In Greenfield alone, police investigated 11 baby formula thefts totaling nearly 250 canisters worth more than $4,500 in the first four months of 2013. The two cases involving Sims and Webb, who have been charged with misdemeanor retail theft, were the largest.

Over the last several months. Wauwatosa and Brookfield, two of Milwaukee's largest suburbs, also have been hit particularly hard. In November, two Milwaukee sisters, 12 and 14 years old, pushed out a cart with $500 in formula and diapers out Pick ‘n Save’s doors in Wauwatosa.

Two cases in Brookfield even led to armed robbery charges. Police say a man swung a bag with seven 35-ounce cans of formula at a Pick ‘n Save employee who tried to stop him. A few months earlier, also at Pick ‘n Save, a woman was arrested after reportedly yelling “don’t make me pull out this gun” when an employee tried to stop her from stealing.

A Milwaukee man was charged last month with four counts of misdemeanor retail theft for stealing more than 50 cans over two days from a Pick 'n Save in Menomonee Falls, and in Oak Creek, police were on the lookout for a pair of men who stole $525 in formula on three different trips to Target in December.

Similar thefts are happening across the country. In recent weeks, three individuals took 38 cans of formula from Target and Walmart stores in Salem, NH. Last month, a couple was caught on video taking 26 cans – or $500 worth – of Emfamil from a Walmart in Hartland, MI. And in Shorewood, IL, a woman was charged with stealing nearly a dozen canisters.
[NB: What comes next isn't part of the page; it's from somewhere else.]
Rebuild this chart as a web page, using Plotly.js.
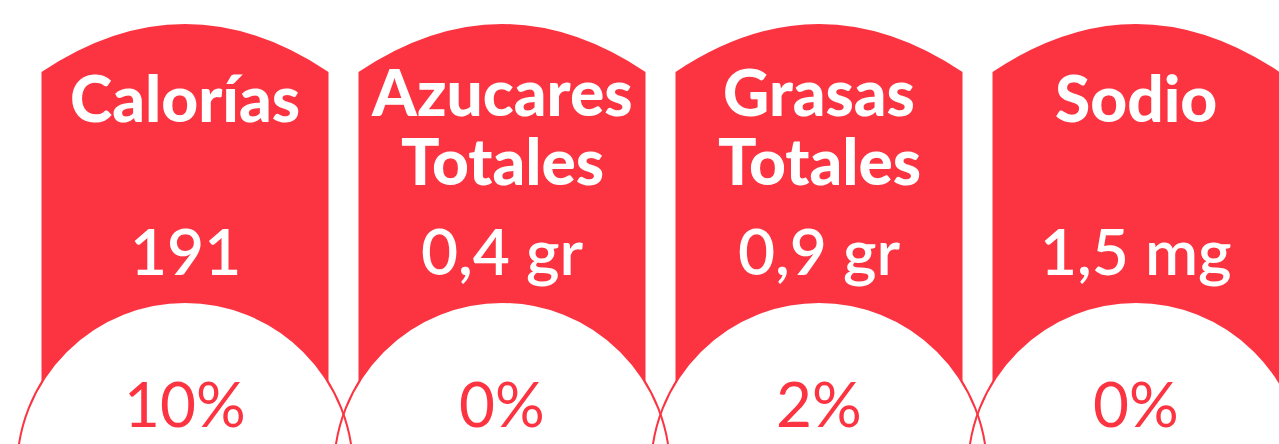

Just this week, authorities near Portland shut down a baby formula theft ring that had resulted in the theft of nearly $12,000 in formula. That pales in comparison to a theft ring that reportedly stole $2.5 million in baby formula from stores in California and Oregon until getting busted by police in December 2010.

Why baby formula?

A multitude of reasons has put baby formula near the top of shoplifters wish-list, but tops among them, according to Radakovich, is its resale value. A typical canister of baby formula sells for $15 to $30. Criminals take it off store shelves and sell it to unscrupulous small-store owners in large cities for pennies on the dollar.

Those store owners then “sell it for sometimes even more extreme rates than Walmart,” Radakovich said.

Baby formula is also used to cut illicit drugs such as cocaine, or used to stretch out the supply of such drugs, though Radakovich believes thefts related to those uses are declining.

How about the young mothers or fathers who just can’t afford to feed their infants?

“You can’t rule that out. … But I don’t think we’ve ever caught anyone who’s stolen cans of baby formula for its legitimate use,” Radakovich said.

Can it be stopped?

No store is immune to the thefts. Major retailers like Walmart, Kmart and Target are usual targets, as are grocery and drug stores like Pick ‘n Save and Walgreens. Some stores have better in-house loss prevention techniques than others: better video surveillance systems, trained security professionals or undercover employees throughout the store.

Retailers could prevent even more thefts by focusing on what’s trending among shoplifters and putting more loss-prevention emphasis on those items, Radakovich said.

But even that might not be a cure-all for crews that have developed a level of sophistication that keeps them from getting caught.

“The couple crews we’ve seen doing this are more organized,” Radakovich said. “The ones that come in and take 45 cans will pack them in totes, and they have a system of lookouts in the parking lot. It’s not like The Wire on television, but they’ll have someone sitting outside with a phone. They’ll text or call, ‘Hey, the cops just pulled up.’”

Greenfield police have asked loss prevention employees to call them when they see suspicious activity occurring and not wait until the offender is already out of the door with the goods. The thieves, however, have combated that through their lookout system — those outside alert those inside that police have arrived and they ditch the items.

“If anything, we’ve prevented the theft,” Radakovich said.

Radakovich believes at some point the black market will become saturated with all the baby formula it can handle and criminals will simply move on to the next item.

“For a while, it was toothpaste and other toiletries,” he said. “Right now, it’s baby formula. Next year, it could be underarm deodorant. Whatever the less-reputable, mom-and-pop stores are buying, that’s what they’ll steal to resell.”